April 11th

Today I’ve been given several new projects head of Special Collections, Kathryn Stallard! She gave me a poster to flatten and mend and a stack of signatures, ready to be bound into a book! I haven’t bound a book from start to finish in quite a while, but I have lots of books and papers from my class with Pricilla Spitler, so I’ll just see how it goes. Here is a pic of the stack in question!


But first things first – I’ve tucked the poster into a humidity chamber and hope that it will be in there long enough today for me to press it. Ours is a makeshift chamber consisting of two trashcans and a trash bag. The larger trashcan has room-temperature distilled water in the bottom of it, and the poster is placed in the smaller trashcan, which is placed inside the larger trashcan. It’s covered with a trash bag to seal it and left for many hours. The humidity in the air from the standing, room-temp water is enough to slightly dampen – or humidify – the paper, hopefully enough to relax it from it’s tightly curled position, after which I will press and dry it between some spun polyester and blotting paper. The spun polyester is important in this case, because not knowing how this poster was made or what coatings might be on the surface, you wouldn’t want to risk it sticking or drying to the blotting paper, and the spun polyester would prevent it from doing so. My only concern is that the poster won’t be in the humidity chamber for long enough. If this is the case, I’ll have to change up some of my hours but we will see how things turn out today.

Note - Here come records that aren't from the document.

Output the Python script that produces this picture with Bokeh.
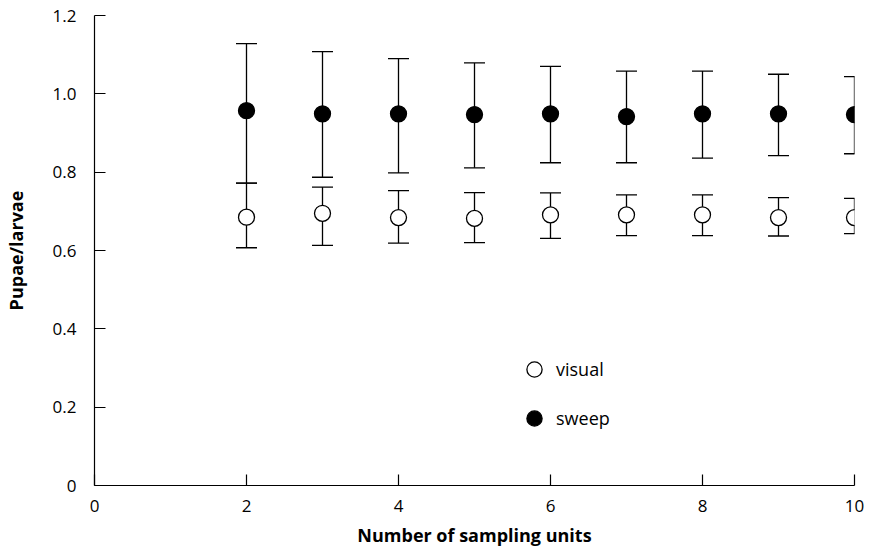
from bokeh.plotting import figure
from bokeh.models import (ColumnDataSource, Whisker, TeeHead, FixedTicker, Range1d,
                          Legend, LegendItem)
from bokeh.embed import file_html
from bokeh.resources import INLINE

# ---- data ----
n_units = [2, 3, 4, 5, 6, 7, 8, 9, 10]

visual_mean = [0.685, 0.695, 0.684, 0.682, 0.691, 0.691, 0.691, 0.684, 0.684]
visual_lower = [0.607, 0.613, 0.619, 0.620, 0.631, 0.638, 0.638, 0.637, 0.643]
visual_upper = [0.772, 0.762, 0.753, 0.748, 0.747, 0.742, 0.742, 0.735, 0.733]

sweep_mean = [0.957, 0.949, 0.949, 0.947, 0.949, 0.942, 0.949, 0.949, 0.947]
sweep_lower = [0.772, 0.787, 0.798, 0.811, 0.824, 0.824, 0.836, 0.842, 0.847]
sweep_upper = [1.128, 1.108, 1.090, 1.079, 1.070, 1.058, 1.058, 1.050, 1.044]

x_ticks = [0, 2, 4, 6, 8, 10]
y_ticks = [0, 0.2, 0.4, 0.6, 0.8, 1.0, 1.2]
y_tick_labels = ["0", "0.2", "0.4", "0.6", "0.8", "1.0", "1.2"]

series_names = ["visual", "sweep"]
x_label = "Number of sampling units"
y_label = "Pupae/larvae"

FONT = "Open Sans"

p = figure(width=865, height=555, output_backend="svg", toolbar_location=None,
           x_range=Range1d(0, 10), y_range=Range1d(0, 1.2),
           min_border_left=93, min_border_top=15, min_border_right=11, min_border_bottom=70)
p.outline_line_color = None
p.grid.visible = False
p.background_fill_color = "white"

vis_src = ColumnDataSource(dict(x=n_units, y=visual_mean, lo=visual_lower, hi=visual_upper))
swp_src = ColumnDataSource(dict(x=n_units, y=sweep_mean, lo=sweep_lower, hi=sweep_upper))

for src in (swp_src, vis_src):
    w = Whisker(source=src, base="x", lower="lo", upper="hi",
                line_color="black", line_width=1.3,
                upper_head=TeeHead(size=21, line_color="black", line_width=1.3),
                lower_head=TeeHead(size=21, line_color="black", line_width=1.3))
    p.add_layout(w)

r_swp = p.scatter("x", "y", source=swp_src, size=16, fill_color="black",
                  line_color="black", line_width=1.3)
r_vis = p.scatter("x", "y", source=vis_src, size=16, fill_color="white",
                  line_color="black", line_width=1.3)

legend = Legend(items=[LegendItem(label=series_names[0], renderers=[r_vis]),
                       LegendItem(label=series_names[1], renderers=[r_swp])],
                location=(421, 48), orientation="vertical",
                glyph_width=38, glyph_height=38, label_height=38,
                spacing=11, padding=0, margin=0, label_standoff=3,
                border_line_color=None, background_fill_alpha=0,
                label_text_font=FONT, label_text_font_size="18px",
                label_text_color="black")
p.add_layout(legend)

# axes
p.xaxis.ticker = FixedTicker(ticks=x_ticks)
p.yaxis.ticker = FixedTicker(ticks=y_ticks)
p.yaxis.major_label_overrides = {t: l for t, l in zip(y_ticks, y_tick_labels)}
p.xaxis.axis_label = x_label
p.yaxis.axis_label = y_label
for ax in (p.xaxis, p.yaxis):
    ax.axis_line_color = "black"
    ax.axis_line_width = 1.2
    ax.major_tick_line_color = "black"
    ax.major_tick_line_width = 1.2
    ax.major_tick_in = 11
    ax.major_tick_out = 0
    ax.minor_tick_line_color = None
    ax.major_label_text_font = FONT
    ax.major_label_text_font_size = "17px"
    ax.major_label_text_color = "black"
    ax.axis_label_text_font = FONT
    ax.axis_label_text_font_size = "18px"
    ax.axis_label_text_font_style = "bold"
    ax.axis_label_text_color = "black"
p.xaxis.major_label_standoff = 14
p.xaxis.axis_label_standoff = 8
p.yaxis.major_label_standoff = 18
p.yaxis.axis_label_standoff = 22

open("out.html", "w").write(file_html(p, INLINE))
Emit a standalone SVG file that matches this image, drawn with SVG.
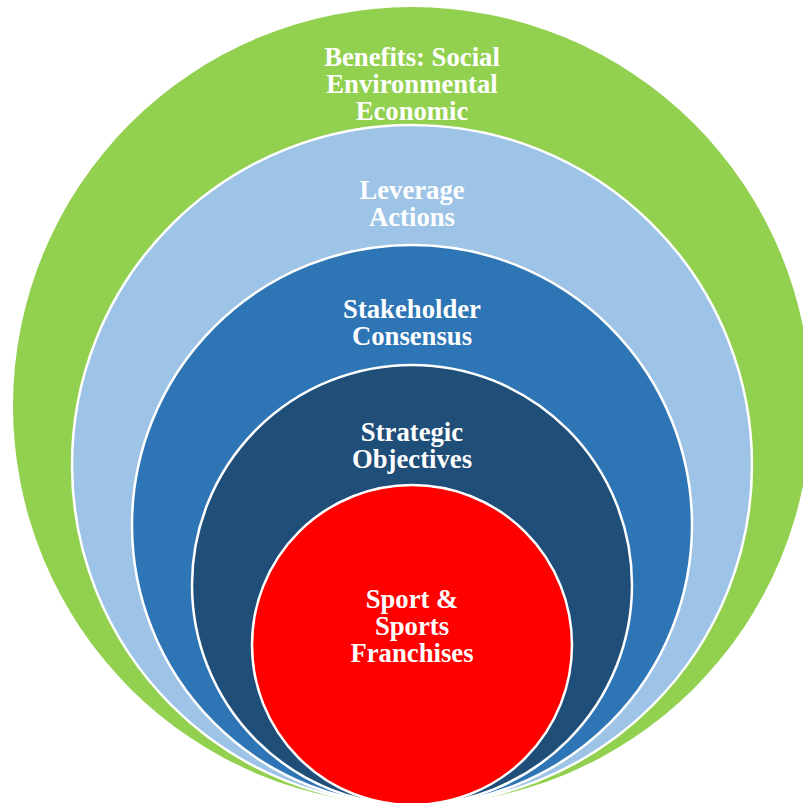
<svg xmlns="http://www.w3.org/2000/svg" width="803" height="803" viewBox="0 0 803 803">
<style>
.lbl{font-family:"Liberation Serif","Times New Roman",serif;font-weight:bold;font-size:26.7px;fill:#ffffff;text-anchor:middle}
.ring{stroke:#ffffff;stroke-width:2.5}
</style>
<rect width="803" height="803" fill="#ffffff"/>
<g id="benefits">
<circle cx="412" cy="406" r="399" fill="#92D050"/>
<text class="lbl" x="412" y="66">Benefits: Social</text>
<text class="lbl" x="412" y="93">Environmental</text>
<text class="lbl" x="412" y="120">Economic</text>
</g>
<g id="leverage">
<circle class="ring" cx="412" cy="465" r="340" fill="#9DC3E6"/>
<text class="lbl" x="412" y="199">Leverage</text>
<text class="lbl" x="412" y="226">Actions</text>
</g>
<g id="stakeholder">
<circle class="ring" cx="412" cy="525" r="280" fill="#2E75B6"/>
<text class="lbl" x="412" y="318">Stakeholder</text>
<text class="lbl" x="412" y="345">Consensus</text>
</g>
<g id="strategic">
<circle class="ring" cx="412" cy="585" r="220" fill="#1F4E79"/>
<text class="lbl" x="412" y="441">Strategic</text>
<text class="lbl" x="412" y="468">Objectives</text>
</g>
<g id="sport">
<circle class="ring" cx="412" cy="645" r="160" fill="#FF0000"/>
<text class="lbl" x="412" y="608">Sport &amp;</text>
<text class="lbl" x="412" y="635">Sports</text>
<text class="lbl" x="412" y="662">Franchises</text>
</g>
<g id="connectors"/>
</svg>
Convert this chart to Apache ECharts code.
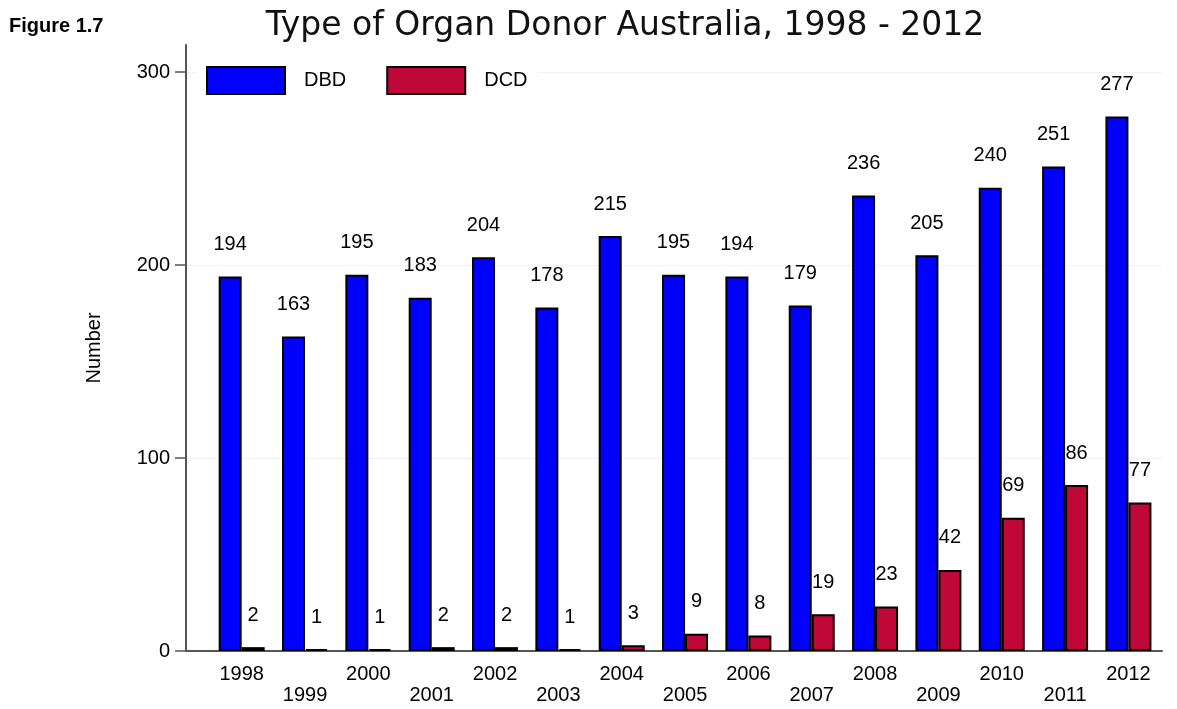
<!DOCTYPE html>
<html lang="en">

<head>
	<meta charset="UTF-8" />
	<script src="https://cdn.jsdelivr.net/npm/echarts@6/dist/echarts.min.js"></script>
	<title>Type of Organ Donor Australia</title>
	<style>
		html, body { margin: 0; padding: 0; background: #fff; }
	</style>
</head>

<body>
	<div id="main" style="width: 1177px; height: 709px"></div>

	<script type="text/javascript">
		const years = ['1998', '1999', '2000', '2001', '2002', '2003', '2004', '2005', '2006', '2007', '2008', '2009', '2010', '2011', '2012'];
		const dbd = [194, 163, 195, 183, 204, 178, 215, 195, 194, 179, 236, 205, 240, 251, 277];
		const dcd = [2, 1, 1, 2, 2, 1, 3, 9, 8, 19, 23, 42, 69, 86, 77];
		const yTicks = [0, 100, 200, 300];

		const chart = echarts.init(document.getElementById('main'));
		const font = 'Liberation Sans, Arial, sans-serif';
		const idx = years.map((y, i) => i);

		const labelStyle = {
			show: true,
			position: 'top',
			distance: 22,
			fontSize: 20,
			fontFamily: font,
			color: '#000',
		};

		const option = {
			animation: false,
			backgroundColor: '#fff',
			graphic: [
				{
					type: 'text',
					left: 9,
					top: 16,
					style: { text: 'Figure 1.7', fontSize: 20, fontWeight: 'bold', fontFamily: font, fill: '#000' },
				},
				{
					type: 'text',
					x: 625,
					y: 10,
					style: { text: 'Type of Organ Donor Australia, 1998 - 2012', fontSize: 33, fontFamily: 'DejaVu Sans', fill: '#111', align: 'center' },
				},
			],
			legend: {
				left: 196,
				top: 66,
				icon: 'rect',
				itemWidth: 78,
				itemHeight: 27,
				itemGap: 40,
				backgroundColor: '#fff',
				padding: [0, 10, 0, 10],
				textStyle: { fontSize: 20, fontFamily: font, color: '#000', padding: [0, 0, 0, 14] },
				itemStyle: { borderColor: '#000', borderWidth: 2 },
				data: ['DBD', 'DCD'],
			},
			grid: {
				left: 186,
				right: 15,
				top: 45,
				bottom: 58,
			},
			xAxis: {
				type: 'value',
				min: -0.879,
				max: 14.53,
				splitLine: { show: false },
				axisLine: { show: true, onZero: false, lineStyle: { color: '#555', width: 2 } },
				axisTick: { show: false },
				axisLabel: {
					customValues: idx,
					margin: 13,
					fontSize: 20,
					fontFamily: font,
					color: '#000',
					lineHeight: 21,
					formatter: v => (Math.round(v) % 2 ? '\n' : '') + years[Math.round(v)],
				},
			},
			yAxis: {
				type: 'value',
				min: 0,
				max: 314,
				name: 'Number',
				nameLocation: 'middle',
				nameGap: 82,
				nameTextStyle: { fontSize: 20, fontFamily: font, color: '#000' },
				axisLine: { show: true, onZero: false, lineStyle: { color: '#555', width: 2 } },
				axisTick: { show: true, length: 11, customValues: yTicks, lineStyle: { color: '#555', width: 1.5 } },
				axisLabel: { customValues: yTicks, margin: 16, fontSize: 20, fontFamily: font, color: '#000' },
				splitLine: { show: true, customValues: yTicks, lineStyle: { color: '#eef2f2', width: 1 } },
			},
			series: [
				{
					name: 'DBD',
					type: 'bar',
					barWidth: 23,
					barGap: '0%',
					data: dbd.map((v, i) => [i, v]),
					itemStyle: { color: '#0000ff', borderColor: '#000', borderWidth: 2 },
					label: labelStyle,
				},
				{
					name: 'DCD',
					type: 'bar',
					barWidth: 23,
					barGap: '0%',
					data: dcd.map((v, i) => [i, v]),
					itemStyle: { color: '#c00838', borderColor: '#000', borderWidth: 2 },
					label: labelStyle,
				},
			],
		};
		chart.setOption(option);
	</script>
</body>

</html>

Now that I have the poster in the humidity chamber, I can return to working on my other, long-term projects. I unveiled some of my mends I did on the 1920s Megaphone, and they look pretty good! A side note about unveiling mends – should you be gentile and careful removing the spun polyester from the mends – they *will* stick a small bit sometimes, and so a gentile prod with a spatula will help them release. Here is a picture of one of the mends up close. You can see the tag of Japanese tissue – this will be trimmed off.


I also did a mend on a page from the geography books. The page looks like this:


Very brittle and damaged, as you can see. I decided to stabilize the edge of the page first – in the next photo, you can see that I’ve placed a piece of the mending tissue over the crumbling edge, and it is wet with wheat paste. I’ve left a lot of the mending tissue on the right so that it can serve as the edge of the page.


Now it’s time to clean up! See you next time!

April 4th, 2014

Back again! Today I am working on the Megaphone project. I have finished bathing and drying the pages, and wow, are they brittle! I’m starting today by treating each page, front and back, with Bookkeeper deacidification spray. Newsprint is especially acidic, and to prevent it from further deterioration, it is treated with a spray. It goes on lightly and dries quickly, so I am able to do this treatment and move right on to something else, like repairing the tears. Here is a pic of the Bookkeeper spray – you can get it at places that sell conservation stuff, like Gaylord. It cost around $30 for 8 oz. and around $100 to buy the 32 oz. refill. Not cheap stuff!


Many of the pages, after soaking and drying, have broken down the crease where they were folded for so many years. The paper was weakened by the fold and also the acidity, so I guess this is not surprising.


I will put them back together using a very transparent mending tissue so as not to obscure the pictures and text. I will have to make a decision regarding on what side of the page to put the mend, and choose the side that obscures the least, but unfortunately, many of them have just as much on both sides, so the mend will just have to be!

In looking at my first mend, I see that it’s not going to go back together easily. This page isn’t separated at the fold, but almost. When attempting to line up the sides of the paper that has been torn, they don’t line up – they are left with a gap. This could be because sometimes, when a paper has been folded repeatedly, it tends to crumble off at these breaks, in which case a men’s using the tissue as a filler for the missing material would be appropriate. However, in this case, the text on either side of the break is intact, suggesting that no paper is missing. This suggests to me that the paper has stretched – that’s right, paper can stretch – and therefore the mend will not be as aligned as I would like. The stretching probably occurred when it came from the water bath onto the blotting paper for drying, and during the weighted drying process.